If I remember right, this was more something Costello mentioned in passing than spoke about at length. It's really surprising, in retrospect, that irony plays such a small role in game narratives, because it has always been popular in fiction and happens to be a cornerstone of American literature.

I spoke later with Erik Hyrkas about the possibility of dramatic irony in games. Dramatic/tragic irony is when the audience knows something that the character doesn't know. This can create enormous tension, because the audience wants to help but is unable to; instead, we must simply watch/read on and hope for the best. Erik reminded me of the obvious (that's necessary sometimes with me): in games, it's impossible for the player to know something his or her avatar doesn't know, unless you use a cutscene/cinematic (which I had already told Erik I'm not a big fan of).

He's right, of course. But the player can experience dramatic irony with peripheral characters. In fact, Middle Earth Online already does this with scripted events, and those impressed me more than any other element of the game.

Imagine running toward a bridge and the bridge collapses just before you reach it... but not before your companion has crossed. Now he must face danger alone, and all you can do is watch him fall in battle or flee with the enemies chasing him. Aside from the immediate tension they create, such events can also be used to set up later events. You might run into that companion late in the game and get to hear of his miraculous escape as he journeys by your side once again.

Dramatic irony isn't the only type of irony. All types deserve more frequent use in games.

Costello used a further magic trick to demonstrate the enjoyable tension that's born of being ignorant and then realizing your ignorance. We thought he was about to dump a cup of water on an audience member's head, but it turned out the cup was empty.

My creative writing professor used to say that clues in a story are great because "We [the audience] like to feel smart." We also enjoy some failures, particularly when we have someone to share them with. "Oh! I was so close! It was at the tip of my tongue!" How often have you heard someone say that with a smile? If you surprise readers without providing enough hints at the conclusion, the audience will often feel cheated. But if the reader fails to guess the conclusion despite there being sufficient clues, then the conclusion is still enjoyable.

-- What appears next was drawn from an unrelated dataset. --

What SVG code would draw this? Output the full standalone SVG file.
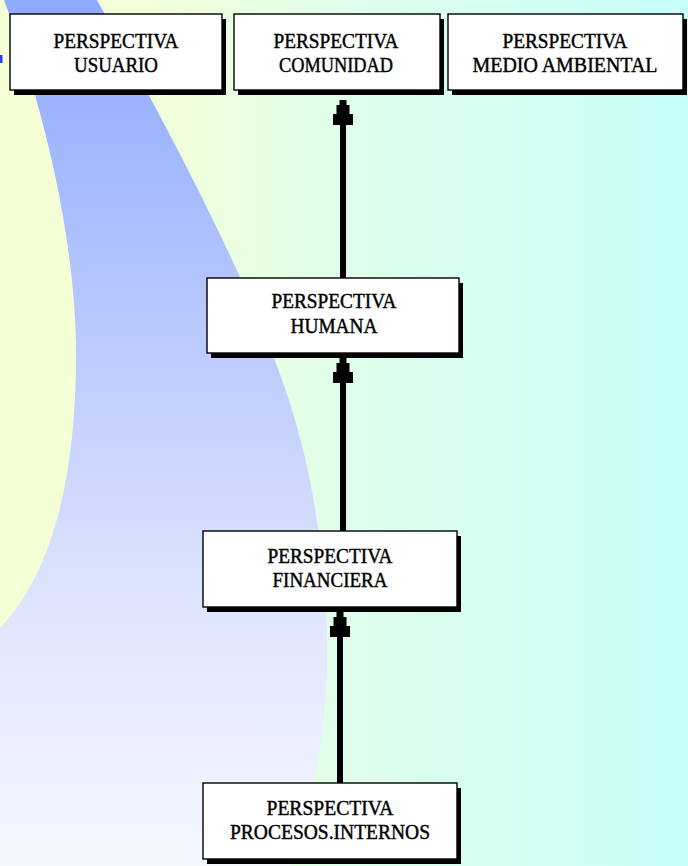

More importantly though, more games could work at keeping the player on the edge of his seat, wondering where the story will go next. Resident Evil did a good job, but it's not only horror stories that should accomplish this sort of tension. But maybe I'm stating the obvious, so I'll stop here.

At some point, Costello also mentioned the tension of time pressure.

It got me thinking that games rarely employ time pressure without threatening complete failure at the end of the countdown. If you don't complete the task in a given amount of time, then you must restart the level or quest. Developers should consider other penalties.

Another possible avenue is to give the player only so much time to figure something out before the situation changes and the player must reevaluate the situation. For example, an enemy might not adjust his tactics to counter yours immediately; but if you let the battle continue too long, he will. Or the player might have only so long to reach a shortcut before that opportunity is closed and he must take a longer, more dangerous route to the same goal.

I really enjoyed Matt Costello's session, though I do wish he had spent more time talking specifically about how his ideas might be applied to games. It was more enjoyable than a lot of other sessions, but there wasn't as much content.